I am a middle child. One older sister, one younger sister, with me in....well...the middle. I have heard we are all a product of our genetics, in addition to upbringing, experiences, and environment. I'll buy that. As the middle child, psychologists would peg me as a mediator and peace keeper, among other things. At times this is true of myself, but also each of my siblings. The dynamics between siblings, especially sisters, is ever changing.
As a child, there were definite moments where I felt every bit the middle child. This was not always a bad thing. I got the usual hand me downs, was mistaken for my older sister, and had to wait my turn for privileges like babysitting and learning to drive.

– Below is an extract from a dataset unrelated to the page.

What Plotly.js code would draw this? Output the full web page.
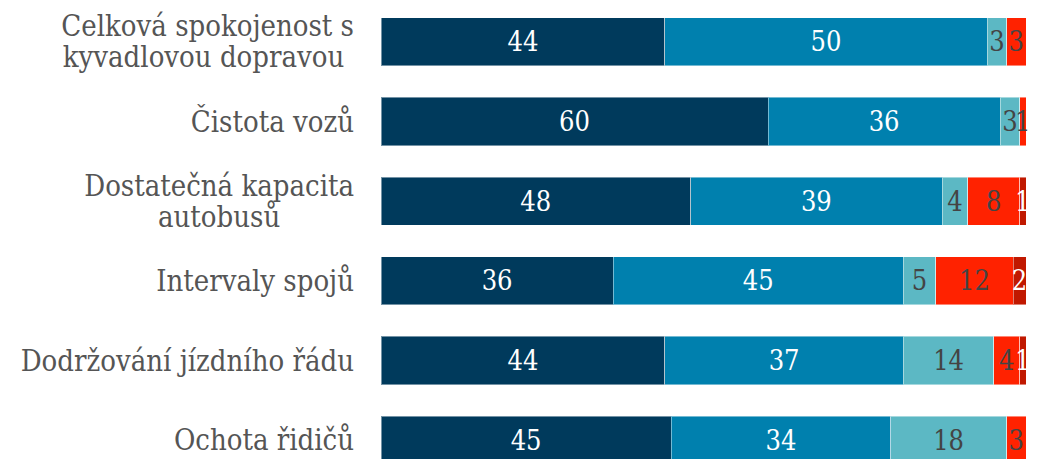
<!DOCTYPE html>
<html>
<head>
<meta charset="utf-8">
<script src="https://cdn.plot.ly/plotly-3.0.1.min.js"></script>
<style>
html, body { margin: 0; padding: 0; overflow: hidden; background: #fff; }
#chart { width: 1039px; height: 482px; }
</style>
</head>
<body>
<div id="chart"></div>
<script>
var categories = [
  "Celková spokojenost s<br>kyvadlovou dopravou ",
  "Čistota vozů",
  "Dostatečná kapacita<br>autobusů",
  "Intervaly spojů",
  "Dodržování jízdního řádu",
  "Ochota řidičů"
];
var seriesNames = ["Velmi spokojen", "Spíše spokojen", "Neví", "Spíše nespokojen", "Velmi nespokojen"];
var s1 = [44, 60, 48, 36, 44, 45];
var s2 = [50, 36, 39, 45, 37, 34];
var s3 = [3, 3, 4, 5, 14, 18];
var s4 = [3, 1, 8, 12, 4, 3];
var s5 = [0, 0, 1, 2, 1, 0];

var seriesValues = [s1, s2, s3, s4, s5];
var colors = ["#003a5c", "#0080ae", "#5cb8c4", "#ff2200", "#c01800"];
var textColors = ["#ffffff", "#ffffff", "#444444", "#444444", "#ffffff"];
var FONT = "'DejaVu Serif Condensed', 'DejaVu Serif', serif";
var LABEL_SIZE = 29;
var LINE_GAP = 31;

var data = seriesValues.map(function (vals, i) {
  return {
    type: "bar",
    orientation: "h",
    name: seriesNames[i],
    y: categories,
    x: vals,
    text: vals.map(function (v) { return v > 0 ? String(v) : ""; }),
    textposition: "inside",
    insidetextanchor: "middle",
    constraintext: "none",
    cliponaxis: false,
    textfont: { family: FONT, size: 27, color: textColors[i] },
    marker: { color: colors[i], line: { color: "rgba(255,255,255,0.45)", width: 1 } },
    hoverinfo: "x+name"
  };
});

var layout = {
  width: 1039,
  height: 482,
  margin: { l: 381, r: 13, t: 2, b: 2 },
  barmode: "stack",
  bargap: 0.397,
  showlegend: false,
  paper_bgcolor: "#ffffff",
  plot_bgcolor: "#ffffff",
  font: { family: FONT, size: LABEL_SIZE, color: "#555555" },
  xaxis: { range: [0, 100], visible: false, fixedrange: true },
  yaxis: {
    autorange: "reversed",
    showgrid: false,
    zeroline: false,
    showline: false,
    ticks: "",
    ticklabelstandoff: 26,
    tickfont: { family: FONT, size: LABEL_SIZE, color: "#555555" },
    fixedrange: true
  }
};

function centerMultilineTicks() {
  var texts = document.querySelectorAll("#chart .ytick text");
  texts.forEach(function (t) {
    var spans = t.querySelectorAll("tspan.line");
    if (spans.length < 2) return;
    var n = spans.length;
    var shift = (n - 1) * (1.3 * LABEL_SIZE - LINE_GAP) / 2;
    spans.forEach(function (s, i) {
      s.setAttribute("dy", (i * LINE_GAP + shift) + "px");
    });
    var x0 = parseFloat(t.getAttribute("x"));
    var w = t.getBBox().width;
    var cx = x0 - w / 2;
    t.setAttribute("text-anchor", "middle");
    t.setAttribute("x", cx);
    spans.forEach(function (s) { s.setAttribute("x", cx); });
  });
}

Plotly.newPlot("chart", data, layout, { displayModeBar: false, staticPlot: true }).then(centerMultilineTicks);
</script>
</body>
</html>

It was the natural order of things, and I learned to expect it. Sadly, there were times, though, that being the middle child just didn't feel very special.
On Christmas mornings as a child, before anyone was allowed to peek at the tree and what Santa had left under it, we had to pose for the required picture. Always taken on the staircase, my older sister sitting a step above me, and my younger sister sitting a step below me, we would smile with the anticipation of tearing paper off wonderfully wrappped packages. (And push and argue and grumble at each other to hurry up and sit and smile so we could get to the PRESENTS.)
I have memories of receiving a Thumbelina doll, trolls, and the generic type of "Barbie" that fit best into my parents budget at the time. I understand the idea of generic now, but as a kid, not so much! My older sister was the first to get a REAL Barbie. And a bike. And many other items that I can't even recall. The gift that touched my heart the most, and one I will never forget, was a teddy bear my dad had given to me one memorable Christmas.
After posing for the traditional staircase picture, my sisters and I descended the stairs to find three teddy bears lined up, waiting for us to claim them. There was a large bear, a medium size bear, and a small bear. This is not quite the story of the three bears, but nevertheless means the world to me. My sisters and I approached the soft, stuffed creatures, each picking up the size that reflected our position in the family. When I had the middle bear in my hands, my dad stopped me. Unsure of what was wrong, I looked at him questioningly. He then told me the BIG bear was for me. Now a picture of my face at that moment, I'm sure, would have been priceless. The big one for ME!? I was amazed, overwhelmed, and so happy that my dad had chosen a bear especially for me. Not for his middle child, but for me.
Everytime I played with that bear I felt a sense of being truly loved for who I was. I never shared with my dad the effect his gesture and that gift had on me, but pray that he knew the impact it had on my life. But that's a story for another time.